Supplied information
* * *

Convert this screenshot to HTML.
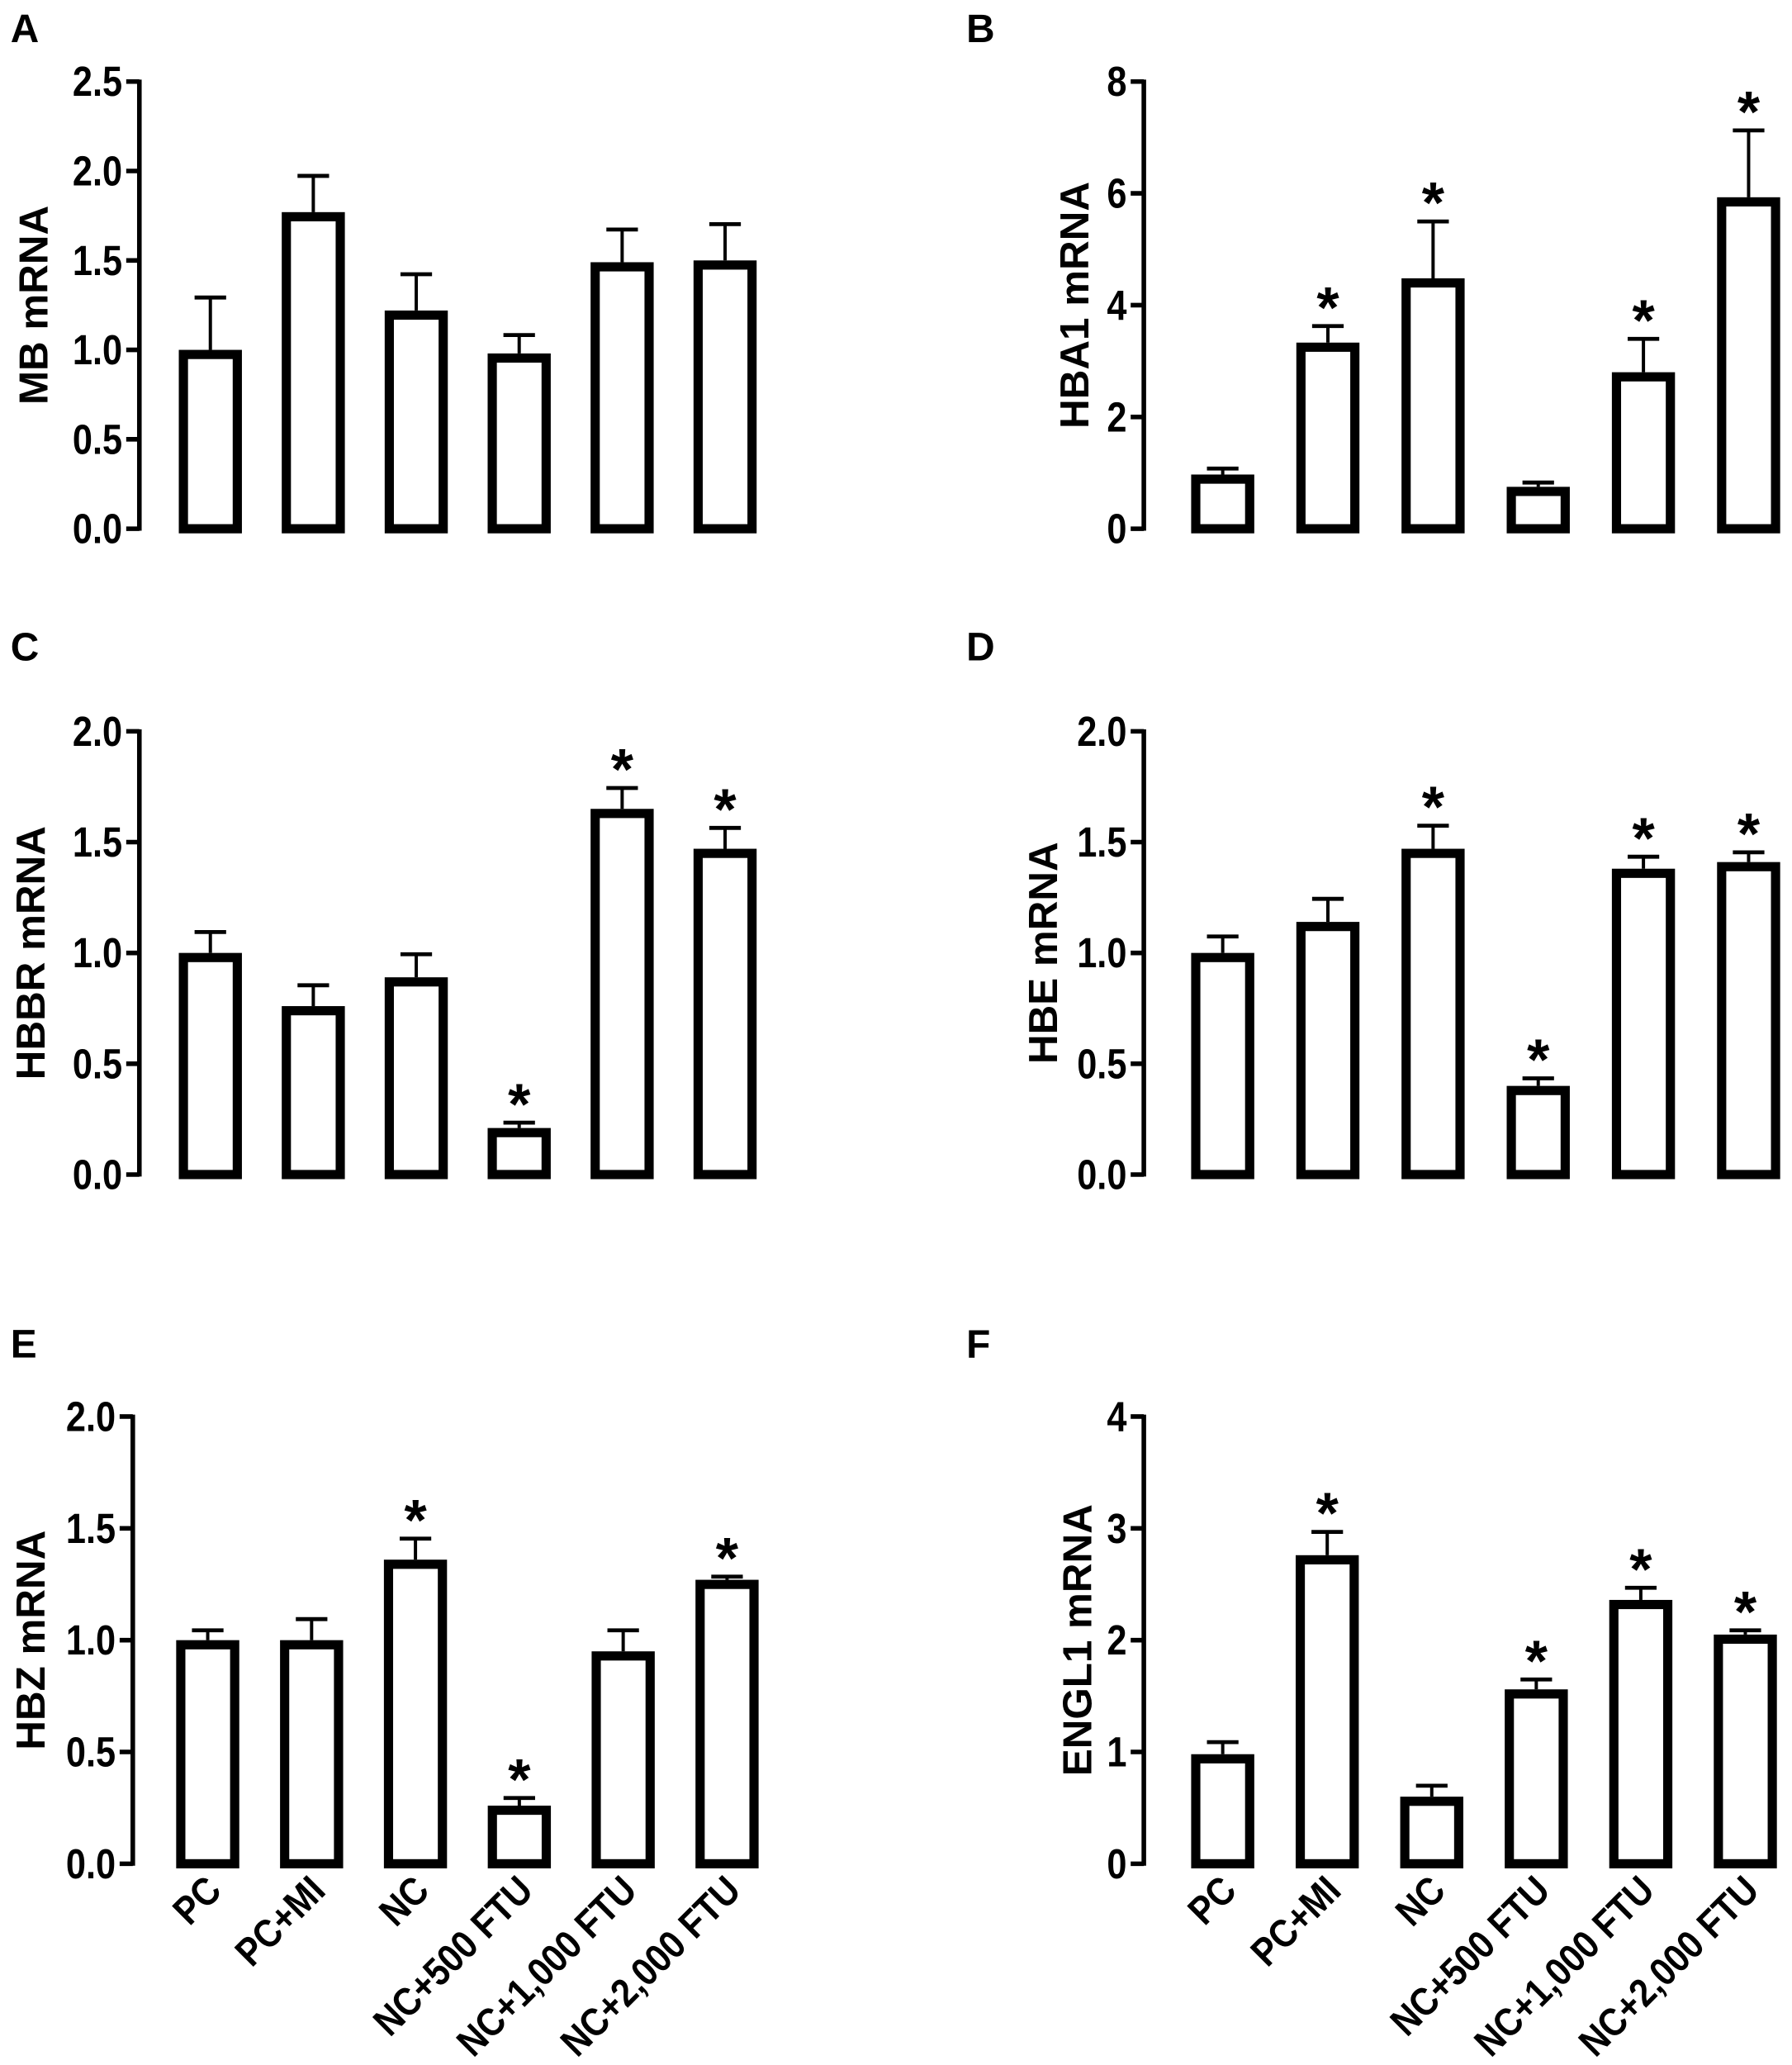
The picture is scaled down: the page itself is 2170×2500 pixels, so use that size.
<!DOCTYPE html>
<html><head><meta charset="utf-8"><style>
html,body{margin:0;padding:0;background:#fff;}
svg{display:block;}
text{font-family:"Liberation Sans",sans-serif;font-weight:bold;fill:#000;}
</style></head><body>
<svg id="fig" width="2170" height="2500" viewBox="0 0 1363 1570" preserveAspectRatio="none" xmlns="http://www.w3.org/2000/svg"></svg>
<script>
const categories = ["PC","PC+MI","NC","NC+500 FTU","NC+1,000 FTU","NC+2,000 FTU"];
const mbValues = [1.0,1.77,1.22,0.98,1.49,1.50];
const mbErrors = [1.30,1.98,1.43,1.09,1.68,1.71];
const mbStars = [0,0,0,0,0,0];
const hba1Values = [0.97,3.33,4.48,0.75,2.80,5.93];
const hba1Errors = [1.10,3.65,5.52,0.85,3.42,7.15];
const hba1Stars = [0,1,1,0,1,1];
const hbbrValues = [1.0,0.76,0.89,0.21,1.65,1.47];
const hbbrErrors = [1.10,0.86,1.00,0.24,1.75,1.57];
const hbbrStars = [0,0,0,1,1,1];
const hbeValues = [1.0,1.14,1.47,0.40,1.38,1.41];
const hbeErrors = [1.08,1.25,1.58,0.44,1.44,1.46];
const hbeStars = [0,0,1,1,1,1];
const hbzValues = [1.0,1.0,1.36,0.26,0.95,1.27];
const hbzErrors = [1.05,1.10,1.46,0.30,1.05,1.29];
const hbzStars = [0,0,1,1,0,1];
const englValues = [0.98,2.76,0.60,1.56,2.36,2.05];
const englErrors = [1.10,2.98,0.71,1.66,2.48,2.10];
const englStars = [0,1,0,1,1,1];
const tick25 = ["0.0","0.5","1.0","1.5","2.0","2.5"];
const tick8 = ["0","2","4","6","8"];
const tick2 = ["0.0","0.5","1.0","1.5","2.0"];
const tick4 = ["0","1","2","3","4"];

const NS="http://www.w3.org/2000/svg";
const svg=document.getElementById('fig');
function mk(tag,attrs,parent){const e=document.createElementNS(NS,tag);for(const k in attrs)e.setAttribute(k,attrs[k]);(parent||svg).appendChild(e);return e;}

function panel(p){
  const g=mk('g',{});
  
  
  const ticks=p.ticks, max=parseFloat(ticks[ticks.length-1]);
  const y=v=>p.y0-(v/max)*(p.y0-p.yTop);
  const x=i=>p.x0+i*p.step;
  const lt=mk('text',{x:p.lx,y:p.ly,'font-size':30},g);lt.textContent=p.letter;
  
  
  const ax=mk('line',{x1:p.ax,x2:p.ax,y1:p.yTop-1.5,y2:p.y0+1.5,stroke:'#000','stroke-width':3.5},g);
  
  
  ticks.forEach(t=>{
    const v=parseFloat(t);
    mk('line',{x1:p.ax-10,x2:p.ax,y1:y(v),y2:y(v),stroke:'#000','stroke-width':3.5},g);
    const tl=mk('text',{x:0,y:0,'font-size':32,'text-anchor':'end',transform:`translate(${p.ax-13},${y(v)+11}) scale(0.85,1)`},g);
    tl.textContent=t;
    
    
  });
  const ttl=mk('text',{x:0,y:0,'font-size':31,'text-anchor':'middle',transform:`translate(${p.tx},${(p.y0+p.yTop)/2}) rotate(-90)`},g);
  ttl.textContent=p.title;
  
  
  const bw=48;
  p.vals.forEach((v,i)=>{
    const cx=x(i);
    const el=mk('line',{x1:cx,x2:cx,y1:y(v),y2:y(p.errs[i]),stroke:'#000','stroke-width':2.5},g);
    
    
    const cap=mk('line',{x1:cx-12,x2:cx+12,y1:y(p.errs[i])+1,y2:y(p.errs[i])+1,stroke:'#000','stroke-width':3},g);
    
    
    const r=mk('rect',{x:cx-bw/2+3.5,y:y(v)+3.5,width:bw-7,height:Math.max(0,y(0)-y(v)-3.5),fill:'#fff',stroke:'#000','stroke-width':7},g);
    
    
    if(p.stars[i]){
      const s=mk('text',{x:cx,y:y(p.errs[i])+2,'font-size':44,'text-anchor':'middle'},g);
      s.textContent='*';
      
      
    }
    if(p.xlabels){
      const xl=mk('text',{x:0,y:0,'font-size':30,'text-anchor':'end',transform:`translate(${cx+12},${p.y0+22}) rotate(-45) scale(0.88,1)`},g);
      xl.textContent=categories[i];
      
      
    }
  });
}
panel({letter:'A',lx:8,ly:32,ax:106,yTop:62,y0:402,x0:160,step:78.3,ticks:tick25,vals:mbValues,errs:mbErrors,stars:mbStars,title:'MB mRNA',tx:36});
panel({letter:'B',lx:735,ly:32,ax:870,yTop:62,y0:402,x0:930,step:80,ticks:tick8,vals:hba1Values,errs:hba1Errors,stars:hba1Stars,title:'HBA1 mRNA',tx:828});
panel({letter:'C',lx:8,ly:502,ax:106,yTop:556,y0:893,x0:160,step:78.3,ticks:tick2,vals:hbbrValues,errs:hbbrErrors,stars:hbbrStars,title:'HBBR mRNA',tx:34});
panel({letter:'D',lx:735,ly:502,ax:870,yTop:556,y0:893,x0:930,step:80,ticks:tick2,vals:hbeValues,errs:hbeErrors,stars:hbeStars,title:'HBE mRNA',tx:804});
panel({letter:'E',lx:8,ly:1032,ax:101,yTop:1077,y0:1417,x0:158,step:79,ticks:tick2,vals:hbzValues,errs:hbzErrors,stars:hbzStars,title:'HBZ mRNA',tx:34,xlabels:true});
panel({letter:'F',lx:735,ly:1032,ax:870,yTop:1077,y0:1417,x0:930,step:79.5,ticks:tick4,vals:englValues,errs:englErrors,stars:englStars,title:'ENGL1 mRNA',tx:830,xlabels:true});
</script>
</body></html>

* * *

Written task
In this exercise, set down all of the data exactly, without the pictures.

Response to the task
Convert this screenshot to HTML.
The picture is scaled down: the page itself is 2170×2500 pixels, so use that size.
<!DOCTYPE html>
<html><head><meta charset="utf-8"><style>
html,body{margin:0;padding:0;background:#fff;}
svg{display:block;}
text{font-family:"Liberation Sans",sans-serif;font-weight:bold;fill:#000;}
</style></head><body>
<svg id="fig" width="2170" height="2500" viewBox="0 0 1363 1570" preserveAspectRatio="none" xmlns="http://www.w3.org/2000/svg"></svg>
<script>
const categories = ["PC","PC+MI","NC","NC+500 FTU","NC+1,000 FTU","NC+2,000 FTU"];
const mbValues = [1.0,1.77,1.22,0.98,1.49,1.50];
const mbErrors = [1.30,1.98,1.43,1.09,1.68,1.71];
const mbStars = [0,0,0,0,0,0];
const hba1Values = [0.97,3.33,4.48,0.75,2.80,5.93];
const hba1Errors = [1.10,3.65,5.52,0.85,3.42,7.15];
const hba1Stars = [0,1,1,0,1,1];
const hbbrValues = [1.0,0.76,0.89,0.21,1.65,1.47];
const hbbrErrors = [1.10,0.86,1.00,0.24,1.75,1.57];
const hbbrStars = [0,0,0,1,1,1];
const hbeValues = [1.0,1.14,1.47,0.40,1.38,1.41];
const hbeErrors = [1.08,1.25,1.58,0.44,1.44,1.46];
const hbeStars = [0,0,1,1,1,1];
const hbzValues = [1.0,1.0,1.36,0.26,0.95,1.27];
const hbzErrors = [1.05,1.10,1.46,0.30,1.05,1.29];
const hbzStars = [0,0,1,1,0,1];
const englValues = [0.98,2.76,0.60,1.56,2.36,2.05];
const englErrors = [1.10,2.98,0.71,1.66,2.48,2.10];
const englStars = [0,1,0,1,1,1];
const tick25 = ["0.0","0.5","1.0","1.5","2.0","2.5"];
const tick8 = ["0","2","4","6","8"];
const tick2 = ["0.0","0.5","1.0","1.5","2.0"];
const tick4 = ["0","1","2","3","4"];

const NS="http://www.w3.org/2000/svg";
const svg=document.getElementById('fig');
function mk(tag,attrs,parent){const e=document.createElementNS(NS,tag);for(const k in attrs)e.setAttribute(k,attrs[k]);(parent||svg).appendChild(e);return e;}

function panel(p){
  const g=mk('g',{});
  
  
  const ticks=p.ticks, max=parseFloat(ticks[ticks.length-1]);
  const y=v=>p.y0-(v/max)*(p.y0-p.yTop);
  const x=i=>p.x0+i*p.step;
  const lt=mk('text',{x:p.lx,y:p.ly,'font-size':30},g);lt.textContent=p.letter;
  
  
  const ax=mk('line',{x1:p.ax,x2:p.ax,y1:p.yTop-1.5,y2:p.y0+1.5,stroke:'#000','stroke-width':3.5},g);
  
  
  ticks.forEach(t=>{
    const v=parseFloat(t);
    mk('line',{x1:p.ax-10,x2:p.ax,y1:y(v),y2:y(v),stroke:'#000','stroke-width':3.5},g);
    const tl=mk('text',{x:0,y:0,'font-size':32,'text-anchor':'end',transform:`translate(${p.ax-13},${y(v)+11}) scale(0.85,1)`},g);
    tl.textContent=t;
    
    
  });
  const ttl=mk('text',{x:0,y:0,'font-size':31,'text-anchor':'middle',transform:`translate(${p.tx},${(p.y0+p.yTop)/2}) rotate(-90)`},g);
  ttl.textContent=p.title;
  
  
  const bw=48;
  p.vals.forEach((v,i)=>{
    const cx=x(i);
    const el=mk('line',{x1:cx,x2:cx,y1:y(v),y2:y(p.errs[i]),stroke:'#000','stroke-width':2.5},g);
    
    
    const cap=mk('line',{x1:cx-12,x2:cx+12,y1:y(p.errs[i])+1,y2:y(p.errs[i])+1,stroke:'#000','stroke-width':3},g);
    
    
    const r=mk('rect',{x:cx-bw/2+3.5,y:y(v)+3.5,width:bw-7,height:Math.max(0,y(0)-y(v)-3.5),fill:'#fff',stroke:'#000','stroke-width':7},g);
    
    
    if(p.stars[i]){
      const s=mk('text',{x:cx,y:y(p.errs[i])+2,'font-size':44,'text-anchor':'middle'},g);
      s.textContent='*';
      
      
    }
    if(p.xlabels){
      const xl=mk('text',{x:0,y:0,'font-size':30,'text-anchor':'end',transform:`translate(${cx+12},${p.y0+22}) rotate(-45) scale(0.88,1)`},g);
      xl.textContent=categories[i];
      
      
    }
  });
}
panel({letter:'A',lx:8,ly:32,ax:106,yTop:62,y0:402,x0:160,step:78.3,ticks:tick25,vals:mbValues,errs:mbErrors,stars:mbStars,title:'MB mRNA',tx:36});
panel({letter:'B',lx:735,ly:32,ax:870,yTop:62,y0:402,x0:930,step:80,ticks:tick8,vals:hba1Values,errs:hba1Errors,stars:hba1Stars,title:'HBA1 mRNA',tx:828});
panel({letter:'C',lx:8,ly:502,ax:106,yTop:556,y0:893,x0:160,step:78.3,ticks:tick2,vals:hbbrValues,errs:hbbrErrors,stars:hbbrStars,title:'HBBR mRNA',tx:34});
panel({letter:'D',lx:735,ly:502,ax:870,yTop:556,y0:893,x0:930,step:80,ticks:tick2,vals:hbeValues,errs:hbeErrors,stars:hbeStars,title:'HBE mRNA',tx:804});
panel({letter:'E',lx:8,ly:1032,ax:101,yTop:1077,y0:1417,x0:158,step:79,ticks:tick2,vals:hbzValues,errs:hbzErrors,stars:hbzStars,title:'HBZ mRNA',tx:34,xlabels:true});
panel({letter:'F',lx:735,ly:1032,ax:870,yTop:1077,y0:1417,x0:930,step:79.5,ticks:tick4,vals:englValues,errs:englErrors,stars:englStars,title:'ENGL1 mRNA',tx:830,xlabels:true});
</script>
</body></html>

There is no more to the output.